2011 – Lettre ouverte, par Claire in forum bleu poésie.

Hier je suis allée à une expo, à Toulon, de Jérémy Liron. C’est quelqu’un qui peint des bâtiments et ce qui les entoure, à partir de photos qu’il prend. Le ciel est toujours d’un bleu clair au dessus.
Il y a des immeubles crades de banlieue, des immeubles célèbres comme « la maison du fada » de Le Corbusier, des maisons blanches noyées dans les pins, des murs sans autre qualité que d’avoir arrêté son regard.
Au début, rien ne vous frappe vraiment, palette très cohérente de verts, noirs, bruns, gris, bleu ciel et blanc. Et puis si on prend un peu de temps, l’émotion vient, ce mélange de mystère et de remontée indistincte du passé, la beauté dans les signes, la forme, la présence de ce qui n’existait pas avant.
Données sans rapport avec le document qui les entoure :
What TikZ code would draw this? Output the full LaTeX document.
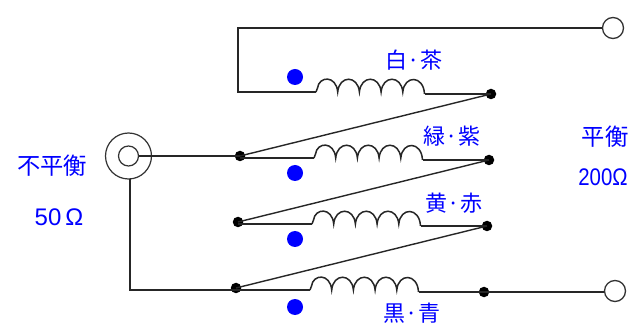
\documentclass[tikz,border=0pt]{standalone}
\usepackage{fontspec}
\newfontfamily\cjk{Noto Sans CJK JP}
\newfontfamily\lat{Liberation Sans}
\definecolor{lblue}{RGB}{0,0,255}
\newcommand{\coilpath}[2]{%
  \draw[wire] (#1,#2) -- ({#1+1.5},{#2-4})
  .. controls ({#1+3},{#2-16}) and ({#1+20.2},{#2-17}) .. ({#1+21.7},{#2})
  .. controls ({#1+23.2},{#2-17}) and ({#1+41.9},{#2-17}) .. ({#1+43.4},{#2})
  .. controls ({#1+44.9},{#2-17}) and ({#1+63.6},{#2-17}) .. ({#1+65.1},{#2})
  .. controls ({#1+66.6},{#2-17}) and ({#1+85.3},{#2-17}) .. ({#1+86.8},{#2})
  .. controls ({#1+88.3},{#2-17}) and ({#1+107.5},{#2-17}) .. ({#1+108.5},{#2+2});}
\tikzset{
  x=1pt,y=-1pt,
  wire/.style={draw=black!85,line width=1.5pt},
  thin wire/.style={draw=black!85,line width=1.4pt},
  jdot/.style={circle,fill=black,inner sep=0pt,minimum size=10.5pt},
  term/.style={circle,draw=black!80,fill=white,line width=1.3pt,inner sep=0pt,minimum size=21pt},
  bdot/.style={circle,fill=lblue,inner sep=0pt,minimum size=16pt},
  lab/.style={text=lblue,font=\cjk\fontsize{22}{22}\selectfont,inner sep=0pt},
  bigl/.style={text=lblue,font=\cjk\fontsize{23.3}{23}\selectfont,inner sep=0pt},
  latlab/.style={text=lblue,font=\lat\fontsize{24}{24}\selectfont,inner sep=0pt},
}
\begin{document}
\begin{tikzpicture}
\fill[white] (0,0) rectangle (631,328);
\useasboundingbox (0,0) rectangle (631,328);
% terminals
\node[term] (T1) at (613,28) {};
\node[term] (T2) at (615,291) {};
% coax connector
\node[circle,draw=black!80,line width=1.2pt,inner sep=0pt,minimum size=46pt] (coaxO) at (128.5,156) {};
\node[circle,draw=black!80,line width=1.2pt,inner sep=0pt,minimum size=20pt] (coaxI) at (128.5,156) {};
% junctions
\node[jdot] (L1) at (240,156) {};
\node[jdot] (L2) at (238,222) {};
\node[jdot] (L3) at (236,288) {};
\node[jdot] (R1) at (491,94) {};
\node[jdot] (R2) at (489,160) {};
\node[jdot] (R3) at (487,226) {};
\node[jdot] (R4) at (484,292) {};
% coil end points
\coordinate (A1) at (316,92);
\coordinate (B1) at (425,94);
\coordinate (A2) at (314,158);
\coordinate (B2) at (423,160);
\coordinate (A3) at (312,224);
\coordinate (B3) at (420.5,226);
\coordinate (A4) at (310,290);
\coordinate (B4) at (418.5,292);
\coordinate (TL) at (238,28);
\coordinate (BL) at (238,92);
\coordinate (CB) at (130,290);
\coordinate (CT) at (130,179);
% wires
\draw[wire] (T1.west) -- (TL) -- (BL) -- (A1);
\draw[wire] (B1) -- (R1.center);
\draw[wire] (L1.center |- A2) -- (A2);
\draw[wire] (B2) -- (R2.center);
\draw[wire] (L2.center |- A3) -- (A3);
\draw[wire] (B3) -- (R3.center);
\draw[wire] (L3.center |- A4) -- (A4);
\draw[wire] (B4) -- (R4.center) -- (T2.west |- R4);
\draw[thin wire] (L1.center) -- (R1.center);
\draw[thin wire] (L2.center) -- (R2.center);
\draw[thin wire] (L3.center) -- (R3.center);
\draw[wire] (coaxI.east) -- (L1.center);
\draw[wire] (CT) -- (CB) -- (L3.center |- CB);
% coils
\coilpath{316}{92}
\coilpath{314}{158}
\coilpath{312}{224}
\coilpath{310}{290}
% phase dots
\node[bdot] (D1) at (295,77) {};
\node[bdot] (D2) at (295,173) {};
\node[bdot] (D3) at (295,239) {};
\node[bdot] (D4) at (295,307) {};
% labels
\node[lab] (w1) at (414,60) {白·茶};
\node[lab] (w2) at (452,136) {緑·紫};
\node[lab] (w3) at (454,203) {黄·赤};
\node[lab] (w4) at (412,313) {黒·青};
\node[bigl] (unb) at (52,166) {不平衡};
\node[bigl] (bal) at (605,137) {平衡};
\node[latlab] (z1) at (59,217) {50\,Ω};
\node[latlab,xscale=0.85] (z2) at (603,177) {200Ω};
\end{tikzpicture}
\end{document}
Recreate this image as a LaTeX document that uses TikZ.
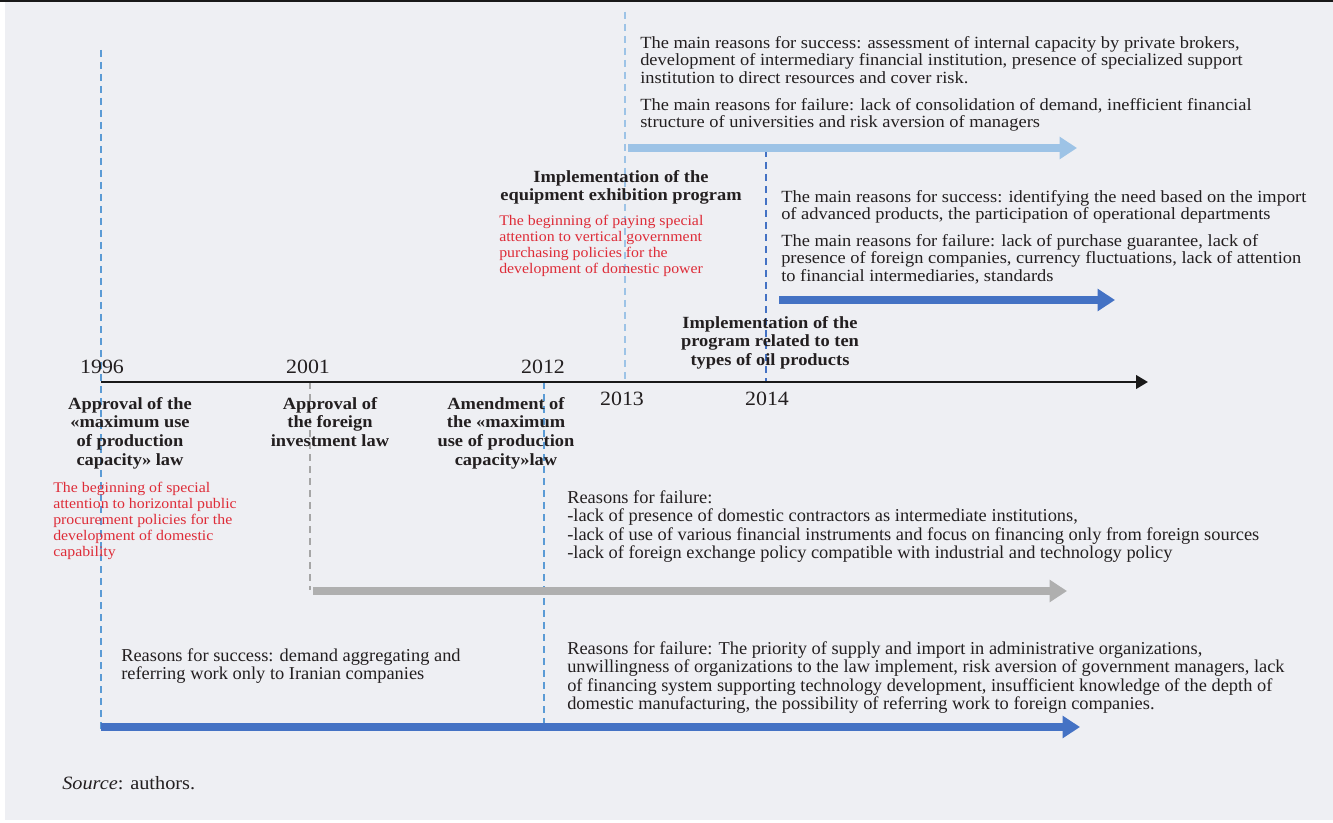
\documentclass[tikz,border=0pt]{standalone}
\usepackage{fontspec}
\setmainfont{Liberation Serif}[FakeStretch=1.08]
\newfontfamily\narrowfont[FakeStretch=1.015]{Liberation Serif}
\usetikzlibrary{arrows.meta}
\definecolor{bgcolor}{HTML}{EEEFF3}
\definecolor{textgray}{HTML}{231F20}
\definecolor{redtext}{HTML}{DE2C38}
\definecolor{darkblue}{HTML}{4472C4}
\definecolor{lightblue}{HTML}{9DC3E6}
\definecolor{midblue}{HTML}{5B9BD5}
\definecolor{arrowgray}{HTML}{AFAFAF}
\definecolor{dashgray}{HTML}{A6A6A6}
\tikzset{
  body/.style={text=textgray, align=left, inner sep=0pt, anchor=north west, font=\fontsize{12.8}{13.2}\selectfont},
  narrow/.style={text=textgray, align=left, inner sep=0pt, anchor=north west, font=\narrowfont\fontsize{13.6}{13.9}\selectfont},
  redbody/.style={text=redtext, align=left, inner sep=0pt, anchor=north west, font=\fontsize{11}{12}\selectfont},
  title/.style={text=textgray, align=center, inner sep=0pt, anchor=north, font=\bfseries\fontsize{12.8}{14}\selectfont},
  year/.style={text=textgray, inner sep=0pt, anchor=base, font=\fontsize{15.2}{16}\selectfont},
  dashline/.style={line width=0.8pt, dash pattern=on 5pt off 4pt},
  bigarrow/.style={line width=6pt, -{Triangle[length=13pt, width=16pt]}}
}
\begin{document}
\begin{tikzpicture}[x=0.75pt, y=-0.75pt]
  \useasboundingbox (0,0) rectangle (1333,823);
  \fill[white] (0,0) rectangle (1333,823);
  \fill[bgcolor] (5,2) rectangle (1333,820);
  \draw[line width=1.5pt, black!90] (0,1) -- (1333,1);

  \coordinate (t1996) at (101,382);
  \coordinate (t2001) at (310,382);
  \coordinate (t2012) at (544,382);
  \coordinate (t2013) at (625,382);
  \coordinate (t2014) at (766,382);
  \coordinate (tend) at (1148,382);
  \coordinate (top1996) at (101,50);
  \coordinate (top2013) at (625,12);
  \coordinate (top2014) at (766,150);
  \coordinate (low1996) at (101,730);
  \coordinate (low2001) at (310,590);
  \coordinate (low2012) at (544,730);

  \draw[dashline, midblue] (top1996) -- (low1996);
  \draw[dashline, dashgray] (t2001) -- (low2001);
  \draw[dashline, midblue] (t2012) -- (low2012);
  \draw[dashline, lightblue] (top2013) -- (t2013);
  \draw[dashline, darkblue] (top2014) -- (t2014);

  \coordinate (a13s) at (628,148);
  \coordinate (a13e) at (1077,148);
  \coordinate (a14s) at (779,300);
  \coordinate (a14e) at (1115,300);
  \coordinate (a01s) at (313,591);
  \coordinate (a01e) at (1067,591);
  \coordinate (a96s) at (101,727);
  \coordinate (a96e) at (1080,727);
  \draw[bigarrow, lightblue] (a13s) -- (a13e);
  \draw[bigarrow, darkblue] (a14s) -- (a14e);
  \draw[bigarrow, arrowgray] (a01s) -- (a01e);
  \draw[bigarrow, darkblue] (a96s) -- (a96e);
  \draw[line width=2.2pt, black!90, -{Triangle[length=9pt, width=10pt]}] (t1996) -- (tend);

  \node[year] (y1996) at (102,373) {1996};
  \node[year] (y2001) at (308,373) {2001};
  \node[year] (y2012) at (543,373) {2012};
  \node[year] (y2013) at (622,405) {2013};
  \node[year] (y2014) at (767,405) {2014};

  \node[body] (succ13) at (640,36) {The main reasons for success: assessment of internal capacity by private brokers,\\development of intermediary financial institution, presence of specialized support\\institution to direct resources and cover risk.};
  \node[body] (fail13) at (640,98) {The main reasons for failure: lack of consolidation of demand, inefficient financial\\structure of universities and risk aversion of managers};
  \node[title] (ev13) at (621,170) {Implementation of the\\equipment exhibition program};
  \node[redbody] (note13) at (499,215) {The beginning of paying special\\attention to vertical government\\purchasing policies for the\\development of domestic power};
  \node[body] (succ14) at (781,190) {The main reasons for success: identifying the need based on the import\\of advanced products, the participation of operational departments};
  \node[body] (fail14) at (781,234) {The main reasons for failure: lack of purchase guarantee, lack of\\presence of foreign companies, currency fluctuations, lack of attention\\to financial intermediaries, standards};
  \node[title] (ev14) at (770,316) {Implementation of the\\program related to ten\\types of oil products};

  \node[title] (ev96) at (130,397) {Approval of the\\«maximum use\\of production\\capacity» law};
  \node[title] (ev01) at (330,397) {Approval of\\the foreign\\investment law};
  \node[title] (ev12) at (506,397) {Amendment of\\the «maximum\\use of production\\capacity»law};
  \node[redbody] (note96) at (53,482) {The beginning of special\\attention to horizontal public\\procurement policies for the\\development of domestic\\capability};

  \node[narrow] (fail01) at (567,490) {Reasons for failure:\\-lack of presence of domestic contractors as intermediate institutions,\\-lack of use of various financial instruments and focus on financing only from foreign sources\\-lack of foreign exchange policy compatible with industrial and technology policy};
  \node[narrow] (succ96) at (121,648) {Reasons for success: demand aggregating and\\referring work only to Iranian companies};
  \node[narrow] (fail96) at (567,641) {Reasons for failure: The priority of supply and import in administrative organizations,\\unwillingness of organizations to the law implement, risk aversion of government managers, lack\\of financing system supporting technology development, insufficient knowledge of the depth of\\domestic manufacturing, the possibility of referring work to foreign companies.};

  \node[text=textgray, inner sep=0pt, anchor=base west, font=\fontsize{14.1}{15}\selectfont] (source) at (62,789) {\textit{Source}: authors.};
\end{tikzpicture}
\end{document}
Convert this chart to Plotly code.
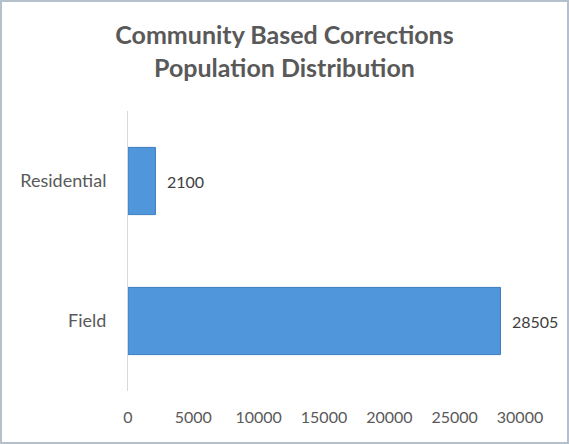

Il y a aussi une vidéo avec une très longue interview improvisée, un dialogue entre lui et l’organisateur de l’expo, et c’est d’une richesse et d’une telle absence de prétention que j’ai eu l’impression de prendre une grande leçon d’art.
Ce qu’il dit, c’est qu’il faut faire quelque chose qui tienne dans le regard. Parfois il faut du temps, reprendre le tableau longtemps après, parfois on le détruit. Il y a les tableaux qui vous enseignent des gestes graphiques, souvent différents selon les espaces du tableau, il y a ceux qui ne prennent leur force que par hasard. Il y a la réalité du bâtiment et de la végétation autour, souvent découverts dans le mouvement d’un trajet, immobilisés par la photo, et puis la lumière, et ce qu’il va modifier en peignant, ajoutant ou retranchant des détails, faussant la perspective pour introduire un doute, changeant d’heure du jour.
Il y a des restes d’un tableau recouvert qui gardent leur place dans le tableau nouveau et qu’on laissera. Il y a les moments où le tableau s’engage presque dans l’abstrait, par l’épure.
Il y a tous les maîtres, les références qu’il porte en lui, et ce à quoi il a tourné le dos (le conceptuel au profit du formel). Il dit la contemplation qui s’impose à vous, et que c’est toujours soi qu’on contemple, et cette sorte de vitre qui fait toujours écran entre soi et la réalité, qu’on doit peindre aussi.

Il a refusé de se cantonner à une peinture « sociale », des immeubles pauvres qu’il peignait quand il vivait à Paris (souvent découverts depuis le RER) et qui aurait pu devenir un fond de commerce. Tout comme les belles maisons d’architectes nimbées de rêve et de végétation à la Cézanne. Tout cela, ces arrière-plans sociologiques, humains, ce n’est pas son propos. Il peint des formes, des lumières, des couleurs, le plan du tableau.
Tout en l’écoutant, je pensais que l’émotion que j’avais ressentie en regardant ses oeuvres tenait à quelque chose que je ne pouvais pas dire en mots, sinon par un poème, mais qu’elle avait un rapport avec le plus profond de la mémoire des lieux.

Après, ce qui m’a surprise, c’est que les références qui semblent être pour lui essentielles (l’abstraction lyrique, l’expressionnismes) sont aussi celles qui me touchent le plus, et que je ne les voyais pas du tout dans sa peinture, superficiellement. Et puis j’ai découvert en fouillant que François Bon (qui est l’écrivain qui m’a le plus fait réfléchir dernièrement) à écrit à propos de ce jeune peintre. Bref, des liens dont le sens n’est pas à priori évident mais qui sont présents.